Tipe pertengkaran seperti ini pemicunya rasa lapar  LAPER sehingga mudah tersulut emosinya. Apapun pemicu awalnya, karena lapar lebih mendominasi. Tinggal diberi sesuatu yang  bisa mengurangi rasa lapar atau membuat kenyang, masalah selesai.

Peristiwa 3 (pendek saja, ga bertele-tele) :

Di dalam kelas saat pelajaran. Suasana tenang mengerjakan tugas tiba-tiba gaduh. Gubrak-gubrak, ada yang lari-lari nyenggol meja, naik kursi kejar-kejaran. A dipukuli B. Usut-punya usut A memaksa meminjam rautan B, awalnya B tidak mau meminjami karena A terkenal kurang bertanggung jawab, ada saja alat yang rusak setelah dipinjam A.  Karena  A  benar-benar butuh rautan akhirnya main ambil saja. B tidak terima akhirnya mengejar dan memukul. Dan jika terus dibiarkan, setelah B memukul maka A juga akan balas memukul, terus saja berbalas seperti itu.

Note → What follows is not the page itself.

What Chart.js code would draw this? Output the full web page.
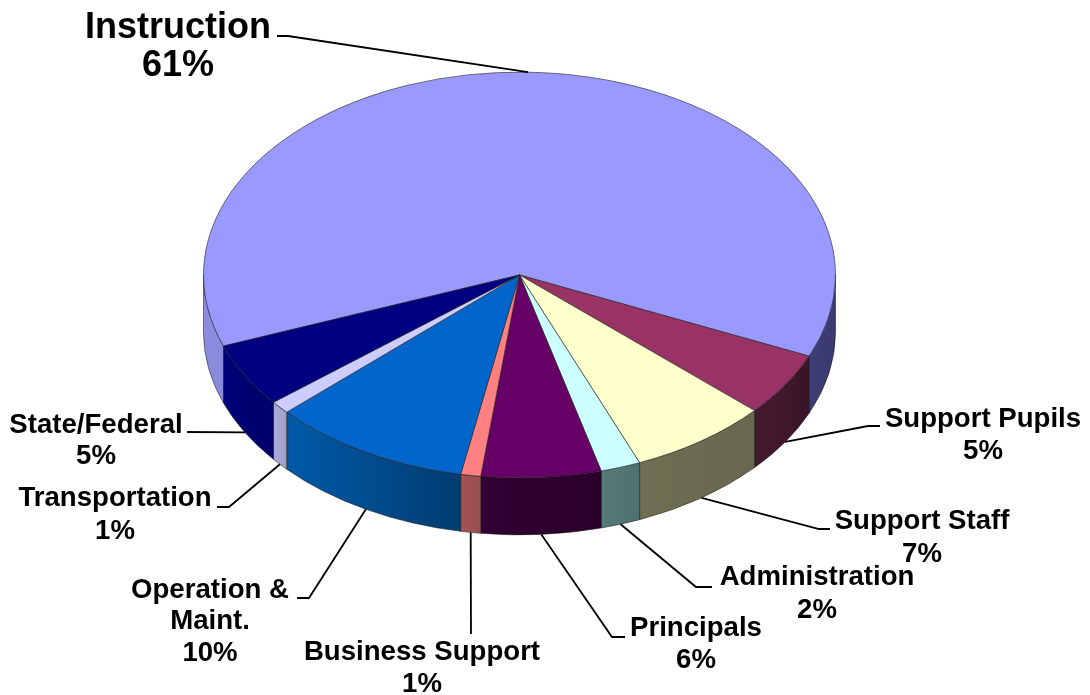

Tipe keributan seperti ini lebih didominasi rasa BAPER, coba  A pinjam baik-baik, tanggung jawab. B juga husnudzan, mengingatkan baik-baik agar rautannya jangan sampai rusak, keributan bisa dihindarkan.

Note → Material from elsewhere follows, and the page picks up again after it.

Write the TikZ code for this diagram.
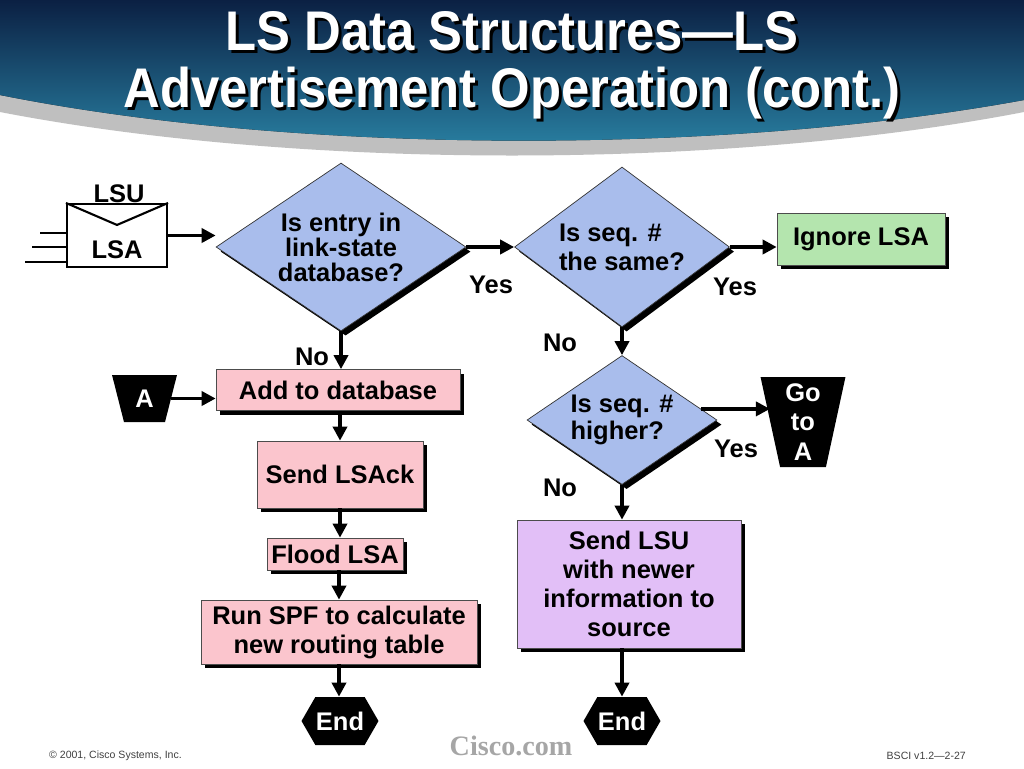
\documentclass[tikz,border=0pt]{standalone}
\usepackage{fontspec}
\setmainfont{Liberation Sans}
\newfontfamily\titlefont[UprightFont=* Bold, FakeStretch=0.91]{Liberation Sans}
\newfontfamily\ciscofont{Liberation Serif}
\usetikzlibrary{arrows.meta,shapes.geometric,shapes.symbols,shadows,calc}

\definecolor{qblue}{HTML}{A9BDEC}
\definecolor{boxpink}{HTML}{FBC5CD}
\definecolor{boxgreen}{HTML}{B4E5AE}
\definecolor{boxpurple}{HTML}{E2BFF7}
\definecolor{bannertop}{HTML}{0B2043}
\definecolor{bannerbot}{HTML}{2A84A6}

\begin{document}
\begin{tikzpicture}[x=0.02cm, y=-0.02cm,
  decision/.style={diamond, draw=black!80, fill=qblue, inner sep=0pt,
    font=\bfseries\fontsize{14.5}{14.2}\selectfont, align=center,
    drop shadow={shadow xshift=2.6pt, shadow yshift=-2.6pt, opacity=1, fill=black}},
  process/.style={rectangle, draw=black!70, inner sep=2pt, align=center,
    font=\bfseries\fontsize{14.5}{16.5}\selectfont,
    drop shadow={shadow xshift=2.3pt, shadow yshift=-2.3pt, opacity=1, fill=black}},
  terminal/.style={signal, signal to=west and east, signal pointer angle=120,
    fill=black, text=white, inner sep=0pt, minimum width=1.54cm, minimum height=0.96cm,
    font=\bfseries\fontsize{14.5}{16.5}\selectfont},
  connector/.style={trapezium, trapezium stretches=true, fill=black, text=white,
    inner sep=0pt, align=center, font=\bfseries\fontsize{14.5}{17}\selectfont},
  answer/.style={font=\bfseries\fontsize{14.5}{16.5}\selectfont},
  titletext/.style={anchor=base, font=\titlefont\fontsize{31.8}{32.4}\selectfont},
  pointer/.style={draw, -{Triangle[length=8pt, width=8pt]}, line width=2.1pt},
  envline/.style={line width=1.2pt}
]

% Background and banner
\fill[white] (0,0) rectangle (1024,768);
\useasboundingbox (0,0) rectangle (1024,768);
\fill[black!25] (0,95) .. controls (300,155) and (724,155) .. (1024,100)
  -- (1024,112) .. controls (724,170) and (300,170) .. (0,112) -- cycle;
\fill[top color=bannertop, bottom color=bannerbot] (0,0) -- (1024,0) -- (1024,100)
  .. controls (724,155) and (300,155) .. (0,95) -- cycle;

% Title
\node[titletext, text=black] (title1s) at (515,53) {LS Data Structures—LS};
\node[titletext, text=white] (title1) at (512,50) {LS Data Structures—LS};
\node[titletext, text=black] (title2s) at (515,110) {Advertisement Operation (cont.)};
\node[titletext, text=white] (title2) at (512,107) {Advertisement Operation (cont.)};

% Envelope
\node[draw, envline, fill=white, minimum width=2cm, minimum height=1.26cm] (env) at (117,235.5) {};
\draw[envline] (env.north west) -- ($(env.north)+(0,22)$) -- (env.north east);
\node[answer] (lsu) at (119,194) {LSU};
\node[answer] (lsa) at (117,250) {LSA};
\foreach \x/\y in {40/233, 32/247, 25/262}
  \draw[envline, line width=1.6pt] (\x,\y) -- (67,\y);

% Decisions
\node[decision, aspect=1.49, minimum width=5cm, minimum height=3.36cm] (entry) at (341,247)
  {Is entry in\\link-state\\database?};
\node[decision, aspect=1.34, align=left, minimum width=4.3cm, minimum height=3.2cm,
  font=\bfseries\fontsize{14.5}{16.5}\selectfont] (same) at (622,247)
  {Is seq. \#\\the same?};
\node[decision, aspect=1.47, align=left, minimum width=3.8cm, minimum height=2.58cm,
  font=\bfseries\fontsize{14.5}{15.5}\selectfont] (higher) at (622,420)
  {Is seq. \#\\higher?};

% Processes
\node[process, fill=boxgreen, minimum width=3.36cm, minimum height=1.04cm] (ignore) at (861,239) {Ignore LSA};
\node[process, fill=boxpink, minimum width=4.88cm, minimum height=0.82cm] (add) at (338,390) {Add to database};
\node[process, fill=boxpink, minimum width=3.32cm, minimum height=1.34cm] (ack) at (340,474.5) {Send LSAck};
\node[process, fill=boxpink, minimum width=2.72cm, minimum height=0.64cm] (flood) at (335,554) {Flood LSA};
\node[process, fill=boxpink, minimum width=5.52cm, minimum height=1.28cm] (spf) at (339,632)
  {Run SPF to calculate\\new routing table};
\node[process, fill=boxpurple, minimum width=4.48cm, minimum height=2.56cm] (send) at (629,584)
  {Send LSU\\with newer\\information to\\source};

% Connectors and ends
\node[connector, trapezium left angle=107, trapezium right angle=107,
  minimum width=1.3cm, minimum height=0.94cm] (ina) at (144.5,398.5) {A};
\node[connector, trapezium left angle=101, trapezium right angle=101,
  minimum width=1.7cm, minimum height=1.8cm] (goa) at (803,422) {Go\\to\\A};
\node[terminal] (endl) at (340,721) {End};
\node[terminal] (endr) at (622,721) {End};

% Answers
\node[answer] (yes1) at (491,285) {Yes};
\node[answer] (yes2) at (735,287) {Yes};
\node[answer] (yes3) at (736,449) {Yes};
\node[answer] (no1) at (312,357) {No};
\node[answer] (no2) at (560,343) {No};
\node[answer] (no3) at (560,488) {No};

% Arrows
\draw[pointer] (env.east) -- (env.east -| entry.west);
\draw[pointer] (entry.east) -- (same.west);
\draw[pointer] (same.east) -- (same.east -| ignore.west);
\draw[pointer] (same.south) -- (higher.north);
\draw[pointer] (higher.8) -- (higher.8 -| goa.west);
\draw[pointer] (higher.south) -- (higher.south |- send.north);
\draw[pointer] (send.south -| endr.north) -- (endr.north);
\draw[pointer] (entry.south) -- (entry.south |- add.north);
\draw[pointer] (ina.east) -- (ina.east -| add.west);
\draw[pointer] (ack.north |- add.south) -- (ack.north);
\draw[pointer] (ack.south) -- (ack.south |- flood.north);
\draw[pointer] (spf.north |- flood.south) -- (spf.north);
\draw[pointer] (spf.south) -- (spf.south |- endl.north);

% Footer
\node[anchor=west, text=black!75, font=\fontsize{6}{7}\selectfont] (copy) at (43,756) {© 2001, Cisco Systems, Inc.};
\node[text=black!35, font=\ciscofont\bfseries\fontsize{16}{18}\selectfont] (cisco) at (511,746) {Cisco.com};
\node[anchor=east, text=black!75, font=\fontsize{6}{7}\selectfont] (slide) at (972,756) {BSCI v1.2—2-27};

\end{tikzpicture}
\end{document}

Tidak jauh berbeda dengan kehidupan di masyarakat. Tipe-tipe kehebohan dan kegaduhan yang terjadi, latar belakangnya juga tidak jauh dari sekadar CAPER, LAPER dan BAPER.

Cari perhatian, mungkin tidak sekadar cari perhatian tanpa tujuan. Caper ini bisa jadi untuk mengalihkan isu, untuk mengetahui respon masyarakat akan kasus tertentu, atau agar pencari perhatian ini menjadi pusat perhatian setelah mereka seolah merasa terabaikan. Jika proses caper selesai meredalah keributannya.

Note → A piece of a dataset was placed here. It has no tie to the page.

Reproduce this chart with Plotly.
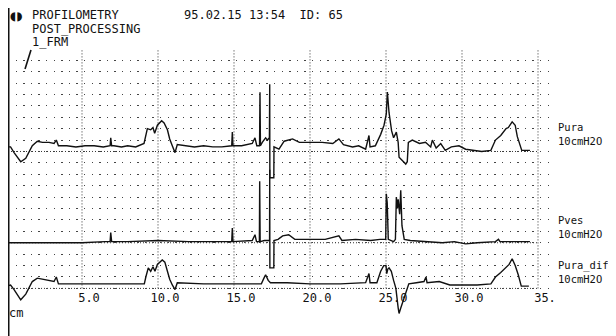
import plotly.graph_objects as go

# ---------------- data (position along urethra in cm, pressure in cmH2O) ----------------
pura_x = [0.0, 0.3, 0.53, 0.97, 1.3, 1.73, 2.06, 2.4, 2.83, 3.16, 3.31, 3.45, 4.0, 4.6, 5.2, 5.8,
          6.4, 6.85, 6.89, 6.95, 7.1, 7.6, 8.0, 8.53, 9.08, 9.3, 9.52, 9.67, 9.78, 9.96, 10.24,
          10.4, 10.62, 10.77, 10.94, 11.12, 11.27, 11.8, 12.4, 13.0, 13.6, 14.2, 14.85, 14.89,
          14.93, 15.5, 16.2, 16.38, 16.5, 16.68, 16.71, 16.74, 16.86, 17.08, 17.2, 17.33, 17.35,
          17.36, 17.62, 17.63, 17.96, 18.3, 18.85, 19.3, 19.9, 20.8, 21.5, 21.9, 22.2, 22.8,
          23.2, 23.66, 23.88, 23.95, 24.3, 24.65, 24.87, 25.02, 25.09, 25.2, 25.37, 25.5, 25.68,
          25.8, 25.86, 26.07, 26.3, 26.4, 26.47, 26.73, 27.2, 27.6, 27.94, 28.05, 28.3, 28.6,
          28.9, 29.3, 29.8, 30.24, 30.8, 31.3, 31.9, 32.2, 32.55, 32.9, 33.05, 33.3, 33.5, 33.64,
          33.93, 34.2, 34.47]
pura_v = [4, 4, -1, -9, -6, 5, 9, 8, 8, 7, 10, 5, 5, 4, 5, 5,
          4, 5, 12, 5, 5, 4, 5, 4, 7, 20, 19, 21, 16, 23, 27,
          25, 19, 11, 5, -1, 6, 5, 4, 5, 4, 4, 5, 17,
          5, 5, 7, 12, 5, 5, 52, 5, 8, 12, 10, 12, 59,
          -23, -23, 4, 2, 9, 11, 8, 8, 8, 7, 11, 6, 4,
          5, 2, 14, 4, 5, 15, 23, 33, 52, 34, 18, 12, 17,
          8, -5, -8, -11, -9, 8, 10, 7, 8, 4, 10, 3, 7,
          1, 4, 5, 2, 1, 0, 1, 10, 14, 20, 21, 26, 23, 13,
          1, 1, 1]

pves_x = [0.0, 3.0, 5.0, 6.5, 6.85, 6.89, 6.95, 8.0, 10.0, 12.0, 14.0, 14.85, 14.89, 14.93,
          16.2, 16.38, 16.48, 16.67, 16.69, 16.72, 17.0, 17.34, 17.35, 17.36, 17.62, 17.63,
          17.9, 18.2, 18.6, 19.0, 19.28, 20.0, 21.0, 21.9, 22.1, 23.0, 24.0, 24.6, 24.98,
          25.02, 25.08, 25.15, 25.5, 25.62, 25.68, 25.75, 25.8, 25.9, 25.97, 26.05, 26.2,
          26.6, 27.5, 28.7, 29.5, 30.24, 31.0, 32.2, 32.4, 32.5, 33.5, 34.47]
pves_v = [0, 0, 0, 1, 1, 9, 1, 1, 2, 1, 1, 1, 13, 1,
          2, 7, 1, 1, 54, 1, 2, 2, 64, -22, -22, 2,
          3, 6, 7, 3, 3, 3, 3, 6, 2, 3, 2, 3, 3,
          43, 35, 3, 1, 3, 40, 30, 38, 25, 46, 15, 3,
          2, 1, 0, 1, -1, 0, 1, 3, 1, 1, 1]

dif_x = [0.0, 0.3, 0.53, 0.97, 1.3, 1.73, 2.06, 2.4, 2.83, 3.16, 3.31, 3.45, 5.0, 7.0, 8.0,
         9.1, 9.2, 9.36, 9.52, 9.67, 9.8, 9.96, 10.28, 10.45, 10.62, 10.77, 10.94, 11.12,
         11.27, 13.0, 15.0, 16.8, 16.97, 17.08, 17.25, 17.4, 18.5, 20.0, 22.0, 23.66, 23.88,
         23.95, 24.4, 24.65, 24.85, 25.0, 25.05, 25.12, 25.2, 25.35, 25.5, 25.65, 25.8, 25.86,
         25.95, 26.05, 26.2, 26.35, 26.5, 27.0, 27.5, 27.63, 27.7, 28.5, 29.2, 30.0, 31.0,
         31.9, 32.2, 32.55, 32.9, 33.1, 33.3, 33.5, 33.7, 33.9, 34.4]
dif_v = [2, 3, -1, -10, -5, 6, 9, 8, 7, 6, 10, 4, 4, 4, 4,
         4, 10, 18, 15, 19, 15, 21, 25, 23, 15, 8, 3, -1,
         5, 4, 4, 4, 9, 12, 7, 5, 5, 4, 4, 5, 13,
         5, 5, 15, 20, 20, 13, 17, 18, 15, 7, 0, -17, -22,
         -18, -14, -10, -4, 4, 5, 6, 10, 5, 6, 3, 3, 3,
         4, 10, 14, 19, 21, 26, 20, 12, 2, 2]

channel_names = ["Pura", "Pves", "Pura_dif"]
channel_scale = ["10cmH2O", "10cmH2O", "10cmH2O"]
tick_values = [5, 10, 15, 20, 25, 30, 35]
tick_labels = ["5.0", "10.0", "15.0", "20.0", "25.0", "30.0", "35."]
header_left = ["PROFILOMETRY", "POST_PROCESSING", "1_FRM"]
header_right = "95.02.15 13:54  ID: 65"

# ---------------- layout constants ----------------
OFF = 8                      # the page body margin shifts the figure by 8 px
W, H = 616 - OFF, 336 - OFF  # figure size that fills the rest of the window
ML, MR, MT, MB = 0, 61, 40, 0
PX_PER_CM = 15.2
CM0_SCREEN = 6.0             # screen column of 0 cm
ROW0_SCREEN = 288.4          # screen row of the lowest zero line
PX_PER_DIV = 11.41
CM_PER_DIV = 10.0
baselines = [12, 4, 0]       # grid row of each channel's zero line
N_ROWS = 21
FONT = "DejaVu Sans Mono"
INK = "#111111"

plot_h = H - MT - MB
plot_w = W - ML - MR

x_lo = (ML + OFF - CM0_SCREEN) / PX_PER_CM
x_hi = x_lo + plot_w / PX_PER_CM
y_hi = (ROW0_SCREEN - (MT + OFF)) / PX_PER_DIV
y_lo = y_hi - plot_h / PX_PER_DIV


def py(sy):  # screen row -> paper y
    return (H - MB - (sy - OFF)) / plot_h


def px(sx):  # screen column -> paper x
    return (sx - OFF - ML) / plot_w


fig = go.Figure()
for xs, vs, base, name in zip([pura_x, pves_x, dif_x], [pura_v, pves_v, dif_v], baselines, channel_names):
    fig.add_trace(go.Scatter(
        x=xs, y=[v / CM_PER_DIV + base for v in vs], mode="lines", name=name,
        line=dict(color=INK, width=1.4), hoverinfo="skip"))

shapes = []
for xv in tick_values:
    shapes.append(dict(type="line", xref="x", yref="y", x0=xv, x1=xv, y0=0, y1=N_ROWS,
                       line=dict(color="#333333", width=1, dash="1px,2px"), layer="below"))
for b in baselines:
    shapes.append(dict(type="line", xref="x", yref="y", x0=x_lo, x1=35, y0=b, y1=b,
                       line=dict(color="#333333", width=1, dash="1px,2px"), layer="below"))
# left solid axis line
shapes.append(dict(type="line", xref="paper", yref="paper", x0=0, x1=0, y0=0, y1=py(OFF),
                   line=dict(color=INK, width=3)))
# frame marker under "1_FRM"
shapes.append(dict(type="line", xref="paper", yref="paper", x0=px(25), x1=px(31),
                   y0=py(69), y1=py(50), line=dict(color=INK, width=1.6)))


def label(text, sx, sy, size=12, family=FONT):
    return dict(text=text, xref="paper", yref="paper", x=px(sx), y=py(sy),
                xanchor="left", yanchor="middle", showarrow=False, borderpad=0,
                font=dict(family=family, size=size, color=INK))


annotations = []
for i, t in enumerate(header_left):
    annotations.append(label(t, 31, 15.5 + 13.5 * i))
annotations.append(label(header_right, 183, 15.5))
annotations.append(label("◖◗", 9, 16, size=12, family="DejaVu Sans"))
label_rows = [(127, 141), (220, 234), (265, 279)]
for name, scale, (r1, r2) in zip(channel_names, channel_scale, label_rows):
    annotations.append(label(name, 557, r1, size=10.5))
    annotations.append(label(scale, 557, r2, size=10.5))
annotations.append(label("cm", 8, 313))

fig.update_layout(
    width=W, height=H, margin=dict(l=ML, r=MR, t=MT, b=MB, pad=0),
    paper_bgcolor="white", plot_bgcolor="white", showlegend=False,
    shapes=shapes, annotations=annotations,
    xaxis=dict(range=[x_lo, x_hi], tickvals=tick_values, ticktext=tick_labels,
               showgrid=False, zeroline=False, showline=False, ticks="",
               anchor="free", position=py(ROW0_SCREEN), ticklabelshift=7, ticklabelstandoff=1,
               tickfont=dict(family=FONT, size=12, color=INK), automargin=False,
               fixedrange=True),
    yaxis=dict(range=[y_lo, y_hi], tickvals=list(range(0, N_ROWS)), showticklabels=False,
               showgrid=True, gridcolor="#444444", gridwidth=1.3, griddash="1.3px,6.3px",
               zeroline=False, showline=False, ticks="", automargin=False, fixedrange=True),
)

fig.write_html("out.html")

Lapar, urusan perut. Bisa jadi karena memang sedang lapar atau memang pembuat gara-gara menjadikan imbalan untuk mencukupi kebutuhan perut. Jadi sengaja menjadikannya sebagai mata pencaharian. Jika kepentingannya yang terkait erat dengan urusan perut ini terselesaikan baik sementara maupun permanen, mereka berhenti bikin keributan.

Baper, ini tukang bikin gaduh yang mengedepankan perasaan dan emosional belaka, tanpa pikir panjang mudah terprovokasi, mudah membuat gara-gara. Hanya gara-gara idolanya tidak dapat panggung, baper dengan kelompok lain yang idolanya mendapat hati di tengah masyarakat, hanya karena ada kelompok yang berhasil mengopinikan sesuatu yang merugikan kepentingan mereka, mereka pun baper tingkat tinggi. Misal, lebay dengan ide yang dibawa kelompok yang sedang naik daun, baper ketika apa yang mereka anggap utopis akhirnya mendapat tempat di tengah umat.

Bisa juga dianalogkan dengan kondisi saat ini, saat pengemban ide  khilafah dianggap bermasalah. Dibuatlan keributan di sana-sini. Tidak perlu terbawa suasana. Dalami dulu tipe keributan yang dibuat di tengah para pengemban dakwah khilafah. Apakah masuk caper, laper atau baper? Penyikapannya tidak sama. Pilihlah cara penyelesaian yang paling cocok.

Menghadapi tukang ribut yang caper, santai saja, dia emosi jangan ikit emosi, woles. Tetap berpikir jernih, mempunyai pola penyampaian ide yang runut dasari hujjah dengan dalil bukan emosi semata. Begitu pula dengan yang laper dan baper. Tetap sabar hadapi, jika tetap saja keras kepala tinggalkan sementara, tidak perlu menguras perhatian dan tenaga. Bisa jadi ada pihak-pihak yang menciptakan ke caper an, ke lapera an dan ke baper an  yang memang ada dibalik semua keributan. Focus pada musuh sejati, bukan boneka yang  hanya diberi arahan belaka. Lawan politik mabda Islam itu kapitalisme dan komunisme, bukan muslim yang lagi caper, laper apalagi tukang baper.